La Banca d’Italia ha fatto i conti: se il tasso di occupazione femminile arrivasse al 60%, il Prodotto interno lordo potrebbe aumentare di 7 punti percentuali
Ci sono numeri che più di altri raccontano i ritardi da colmare di un Paese. E nel caso dell’occupazione femminile si va molto oltre la questione di genere, c’è il divario nelle carriere, la possibilità di crescita, le condizioni che rendono più complicato lavorare per le donne. Elementi che costringono a rallentare lo sviluppo e consegnano un sistema meno competitivo, meno produttivo.
Dunque, l’inclusione non è soltanto una questione morale (che pure resta centrale) ma di occasioni, di modernizzazione, di futuro, negate all’intera comunità. La Banca d’Italia ha fatto i conti: se il tasso di occupazione femminile arrivasse al 60%, il Prodotto interno lordo potrebbe aumentare di 7 punti percentuali. E invece tutto questo non accade ancora. L’anno scorso si è chiuso con una crescita del 3,9 per cento, con un rallentamento nel quarto trimestre. Certo la capacità di reazione sarebbe ancora più forte, con una maggiore inclusione di genere. L’ultima fotografia dell’Istat racconta invece di fabbriche, uffici, alberghi, negozi, nei quali il 90% degli occupati in più ha riguardato gli uomini. Un dato che fotografa la situazione a dicembre 2022 rispetto all’anno precedente. Cercare le ragioni è complicato e intuitivo allo stesso tempo, in piena pandemia chiusero le attività nelle quali le donne erano più attive, adesso che qualcosa, lentamente, si muove sono le ultime a beneficiarne. Allora la perdita di lavoro riguardò al 99 per cento proprio le donne.
Eppure, qualcosa si sta tentando per cambiare, nel Piano nazionale di ripresa e resilienza sono stati stanziati 400 milioni per il Fondo Impresa Donna, il Pnrr stabilisce che devono essere almeno il 30% degli occupati generati dagli investimenti alimentati dalle risorse europee. Obiettivi che vanno controllati, verificati, incentivati. Ci sono cose che si muovono, però. Secondo il Gender diversity index l’Italia è al sesto posto tra i 19 Paesi analizzati, ma solo il 3% delle donne ricopre incarichi di vertice.

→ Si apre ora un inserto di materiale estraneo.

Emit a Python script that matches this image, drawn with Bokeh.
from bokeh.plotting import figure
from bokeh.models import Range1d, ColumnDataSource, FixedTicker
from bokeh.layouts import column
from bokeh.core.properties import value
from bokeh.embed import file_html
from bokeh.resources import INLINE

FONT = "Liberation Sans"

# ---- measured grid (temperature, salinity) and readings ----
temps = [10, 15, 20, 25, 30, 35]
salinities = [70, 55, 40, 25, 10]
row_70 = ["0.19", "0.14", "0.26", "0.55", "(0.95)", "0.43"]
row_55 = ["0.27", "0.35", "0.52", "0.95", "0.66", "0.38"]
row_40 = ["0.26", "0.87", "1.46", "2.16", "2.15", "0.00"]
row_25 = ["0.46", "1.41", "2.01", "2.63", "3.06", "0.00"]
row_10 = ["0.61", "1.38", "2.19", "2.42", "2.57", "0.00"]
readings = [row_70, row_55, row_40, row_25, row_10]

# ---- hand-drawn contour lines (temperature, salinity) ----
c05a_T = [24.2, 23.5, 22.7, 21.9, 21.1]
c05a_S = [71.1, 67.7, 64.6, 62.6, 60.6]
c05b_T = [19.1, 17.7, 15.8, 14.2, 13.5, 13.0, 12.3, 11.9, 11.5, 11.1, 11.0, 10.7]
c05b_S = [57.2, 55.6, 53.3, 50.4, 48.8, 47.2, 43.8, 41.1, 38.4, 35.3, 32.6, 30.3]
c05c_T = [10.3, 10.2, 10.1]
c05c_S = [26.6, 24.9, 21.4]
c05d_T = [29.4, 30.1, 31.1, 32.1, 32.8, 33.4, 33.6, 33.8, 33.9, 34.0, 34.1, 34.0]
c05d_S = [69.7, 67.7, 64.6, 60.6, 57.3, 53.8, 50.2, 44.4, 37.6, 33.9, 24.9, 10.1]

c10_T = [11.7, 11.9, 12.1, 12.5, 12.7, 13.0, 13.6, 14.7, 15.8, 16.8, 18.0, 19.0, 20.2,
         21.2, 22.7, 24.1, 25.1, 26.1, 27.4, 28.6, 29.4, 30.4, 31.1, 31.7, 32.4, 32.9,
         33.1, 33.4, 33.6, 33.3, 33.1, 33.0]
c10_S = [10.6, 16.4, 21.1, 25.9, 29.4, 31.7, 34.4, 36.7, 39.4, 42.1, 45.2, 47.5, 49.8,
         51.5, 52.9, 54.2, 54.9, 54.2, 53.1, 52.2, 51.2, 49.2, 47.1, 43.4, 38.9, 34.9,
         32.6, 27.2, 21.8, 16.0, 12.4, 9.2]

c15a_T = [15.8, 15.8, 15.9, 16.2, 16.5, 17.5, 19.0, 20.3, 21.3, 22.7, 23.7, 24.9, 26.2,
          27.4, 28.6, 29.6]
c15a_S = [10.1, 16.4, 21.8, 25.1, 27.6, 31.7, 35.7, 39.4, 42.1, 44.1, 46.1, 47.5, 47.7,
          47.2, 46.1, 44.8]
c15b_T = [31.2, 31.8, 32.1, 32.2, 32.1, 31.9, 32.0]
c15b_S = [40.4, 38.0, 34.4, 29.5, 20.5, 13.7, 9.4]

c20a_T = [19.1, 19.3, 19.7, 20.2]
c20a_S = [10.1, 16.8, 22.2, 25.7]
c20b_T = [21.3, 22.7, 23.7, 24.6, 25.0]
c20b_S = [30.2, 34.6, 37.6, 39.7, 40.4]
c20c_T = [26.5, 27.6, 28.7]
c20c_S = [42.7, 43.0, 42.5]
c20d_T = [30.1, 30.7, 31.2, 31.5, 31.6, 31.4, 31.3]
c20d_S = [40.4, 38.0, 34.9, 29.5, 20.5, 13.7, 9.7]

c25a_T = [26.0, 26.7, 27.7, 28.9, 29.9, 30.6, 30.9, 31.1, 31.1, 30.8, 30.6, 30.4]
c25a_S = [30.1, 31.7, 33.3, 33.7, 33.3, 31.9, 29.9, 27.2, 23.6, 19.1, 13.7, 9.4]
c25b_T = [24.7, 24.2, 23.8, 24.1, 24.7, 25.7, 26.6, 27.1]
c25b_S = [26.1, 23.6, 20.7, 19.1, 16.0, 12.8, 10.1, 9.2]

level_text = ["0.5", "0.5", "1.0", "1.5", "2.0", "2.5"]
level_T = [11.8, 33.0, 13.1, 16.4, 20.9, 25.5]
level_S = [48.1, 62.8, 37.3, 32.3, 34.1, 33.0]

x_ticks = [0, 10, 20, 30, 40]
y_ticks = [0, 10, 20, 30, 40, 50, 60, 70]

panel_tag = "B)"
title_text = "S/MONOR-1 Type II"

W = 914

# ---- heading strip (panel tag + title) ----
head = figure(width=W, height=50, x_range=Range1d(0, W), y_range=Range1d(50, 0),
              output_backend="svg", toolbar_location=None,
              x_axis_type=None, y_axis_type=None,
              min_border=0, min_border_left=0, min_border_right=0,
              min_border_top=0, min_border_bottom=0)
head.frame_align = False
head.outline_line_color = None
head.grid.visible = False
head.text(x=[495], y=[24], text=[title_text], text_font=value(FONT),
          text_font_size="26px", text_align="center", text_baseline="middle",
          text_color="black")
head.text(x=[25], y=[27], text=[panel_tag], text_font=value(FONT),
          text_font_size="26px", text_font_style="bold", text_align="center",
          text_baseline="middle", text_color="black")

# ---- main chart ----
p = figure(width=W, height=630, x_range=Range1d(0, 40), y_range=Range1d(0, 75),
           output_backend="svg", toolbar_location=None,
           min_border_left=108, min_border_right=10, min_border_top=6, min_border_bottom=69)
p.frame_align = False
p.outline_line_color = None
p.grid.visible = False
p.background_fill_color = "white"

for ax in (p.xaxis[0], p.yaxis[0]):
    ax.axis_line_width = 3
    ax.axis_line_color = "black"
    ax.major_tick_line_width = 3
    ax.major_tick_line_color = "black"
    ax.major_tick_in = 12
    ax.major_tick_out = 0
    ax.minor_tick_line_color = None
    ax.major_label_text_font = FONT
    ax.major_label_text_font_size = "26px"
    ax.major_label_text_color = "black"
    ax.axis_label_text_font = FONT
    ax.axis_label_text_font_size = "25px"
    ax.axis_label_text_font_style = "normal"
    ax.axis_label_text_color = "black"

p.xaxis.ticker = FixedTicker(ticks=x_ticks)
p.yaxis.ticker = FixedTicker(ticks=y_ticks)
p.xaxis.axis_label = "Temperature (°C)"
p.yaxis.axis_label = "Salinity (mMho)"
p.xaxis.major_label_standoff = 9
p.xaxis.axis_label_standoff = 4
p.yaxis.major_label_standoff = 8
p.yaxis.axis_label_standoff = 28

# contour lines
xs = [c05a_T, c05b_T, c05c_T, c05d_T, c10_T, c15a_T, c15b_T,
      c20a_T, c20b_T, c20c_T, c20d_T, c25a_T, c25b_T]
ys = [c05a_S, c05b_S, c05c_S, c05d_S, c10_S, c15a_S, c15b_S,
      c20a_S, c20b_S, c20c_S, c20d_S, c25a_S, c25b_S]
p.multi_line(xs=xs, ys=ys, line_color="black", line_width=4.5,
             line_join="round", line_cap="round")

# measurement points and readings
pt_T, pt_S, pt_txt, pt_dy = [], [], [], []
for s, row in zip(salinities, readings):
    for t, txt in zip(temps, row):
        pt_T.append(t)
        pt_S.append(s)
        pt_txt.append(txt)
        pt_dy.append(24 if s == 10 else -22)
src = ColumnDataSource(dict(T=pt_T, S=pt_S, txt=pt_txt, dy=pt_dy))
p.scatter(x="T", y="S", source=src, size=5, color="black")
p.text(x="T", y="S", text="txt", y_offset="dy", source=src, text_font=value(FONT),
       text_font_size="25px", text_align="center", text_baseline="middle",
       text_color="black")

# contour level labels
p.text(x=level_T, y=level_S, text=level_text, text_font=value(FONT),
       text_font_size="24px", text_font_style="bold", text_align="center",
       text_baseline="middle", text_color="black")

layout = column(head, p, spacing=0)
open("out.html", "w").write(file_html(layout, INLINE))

C’è una legge, la Golfo-Mosca che ha rappresentato una vera e propria svolta, con l’introduzione delle quote di genere, una scelta non condivisa da tutti, che alla fine ha portato nei consigli di amministrazione delle società di Borsa, la presenza femminile al 42,8%. Salvo poi osservare che un gruppo come Atlantia, appena si è ritirato dal listino, decida di non rinnovarle. Segno che di strada bisogna farne ancora molta. E il Pnrr può essere un’occasione preziosa, per il triennio 2024-2026 stabilisce un obiettivo: l’incremento del lavoro delle donne deve essere pari al 4%. Certo è tutto eccessivamente lento per un Paese che ha bisogno di crescere, il tasso di occupazione femminile al 51,3% è ancora troppo poco. E allora bisogna ragionare su quali siano gli ostacoli culturali, economici, normativi, nelle condizioni di welfare che possano agevolare l’ingresso nel mondo del lavoro. Una prima risposta? Serve uno sforzo eccezionale per aumentare le competenze matematiche e tecnologiche (cosiddette Stem), che sarebbe un acceleratore di parità incredibile. Le soluzioni sono state individuate più volte, bisogna attuarle.

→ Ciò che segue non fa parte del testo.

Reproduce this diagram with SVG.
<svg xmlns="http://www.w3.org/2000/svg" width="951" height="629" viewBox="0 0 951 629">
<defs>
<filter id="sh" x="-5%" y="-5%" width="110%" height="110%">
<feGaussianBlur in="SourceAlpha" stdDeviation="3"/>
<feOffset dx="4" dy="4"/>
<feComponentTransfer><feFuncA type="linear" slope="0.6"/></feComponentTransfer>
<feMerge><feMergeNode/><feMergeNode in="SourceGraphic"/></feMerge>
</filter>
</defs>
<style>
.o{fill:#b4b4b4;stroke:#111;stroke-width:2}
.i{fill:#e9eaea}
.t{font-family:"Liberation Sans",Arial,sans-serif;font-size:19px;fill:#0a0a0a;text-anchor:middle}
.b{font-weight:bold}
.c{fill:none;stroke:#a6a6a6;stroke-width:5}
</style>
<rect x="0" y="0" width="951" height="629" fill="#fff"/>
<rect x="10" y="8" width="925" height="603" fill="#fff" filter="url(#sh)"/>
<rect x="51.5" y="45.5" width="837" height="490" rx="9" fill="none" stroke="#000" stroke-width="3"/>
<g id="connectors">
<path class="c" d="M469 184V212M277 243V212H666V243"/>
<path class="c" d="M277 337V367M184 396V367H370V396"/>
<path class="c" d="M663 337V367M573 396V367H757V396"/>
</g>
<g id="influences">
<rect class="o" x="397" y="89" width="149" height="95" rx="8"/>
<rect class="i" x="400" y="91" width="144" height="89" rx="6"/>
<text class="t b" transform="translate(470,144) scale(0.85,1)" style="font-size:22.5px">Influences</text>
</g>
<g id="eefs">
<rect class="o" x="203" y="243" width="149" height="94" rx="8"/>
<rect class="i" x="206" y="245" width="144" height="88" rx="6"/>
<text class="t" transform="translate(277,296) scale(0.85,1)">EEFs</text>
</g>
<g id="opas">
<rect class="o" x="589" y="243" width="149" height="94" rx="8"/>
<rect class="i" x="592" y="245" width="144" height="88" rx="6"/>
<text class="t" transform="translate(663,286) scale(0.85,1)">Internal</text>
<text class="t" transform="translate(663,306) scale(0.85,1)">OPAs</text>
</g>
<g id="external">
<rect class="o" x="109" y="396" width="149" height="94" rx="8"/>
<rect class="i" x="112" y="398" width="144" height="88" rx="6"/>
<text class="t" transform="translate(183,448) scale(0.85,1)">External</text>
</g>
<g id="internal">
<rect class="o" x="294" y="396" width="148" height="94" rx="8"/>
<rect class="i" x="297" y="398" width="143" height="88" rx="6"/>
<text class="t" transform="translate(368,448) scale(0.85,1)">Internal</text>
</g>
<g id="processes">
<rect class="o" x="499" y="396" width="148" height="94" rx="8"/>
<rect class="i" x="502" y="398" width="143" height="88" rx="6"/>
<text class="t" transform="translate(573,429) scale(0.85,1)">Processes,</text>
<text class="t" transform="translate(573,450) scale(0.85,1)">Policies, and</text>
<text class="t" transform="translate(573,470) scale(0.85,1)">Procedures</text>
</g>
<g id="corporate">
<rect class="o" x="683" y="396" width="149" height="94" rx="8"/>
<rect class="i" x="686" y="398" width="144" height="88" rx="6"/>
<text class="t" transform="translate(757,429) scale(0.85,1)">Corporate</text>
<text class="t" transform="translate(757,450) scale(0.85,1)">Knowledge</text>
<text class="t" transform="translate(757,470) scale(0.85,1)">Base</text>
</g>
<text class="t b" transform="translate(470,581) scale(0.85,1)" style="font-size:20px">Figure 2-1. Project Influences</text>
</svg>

E qui i numeri dai quali partire non mancano: basta leggere il documento che tutte le società quotate in Borsa devono elaborare, si chiama Rendiconto non finanziario e fotografa la situazione di genere, insieme ai parametri di sostenibilità. Sarebbe interessante che il ministero del Lavoro partisse da questi dati per immaginare possibili percorsi. C’è una norma che invece potrebbe destare sorprese positive, vista la velocità di reazione delle imprese italiane: una legge ha individuato 33 criteri, dalle condizioni di selezione del personale, alla tutela del lavoro di cura (che andrebbe sempre di più condiviso), all’equità delle retribuzioni, chi supera quest’esame ha diritto ad uno sconto sulle tasse. Si dirà che le questioni morali ed etiche non vanno confuse con le agevolazioni sulle tasse, ma se può essere efficace meglio provare a ripartire da qui. Per raggiungere l’obiettivo 5 indicato dall’Onu per il 2030: «Porre fine, ovunque, a ogni forma di discriminazione nei confronti di donne e ragazze».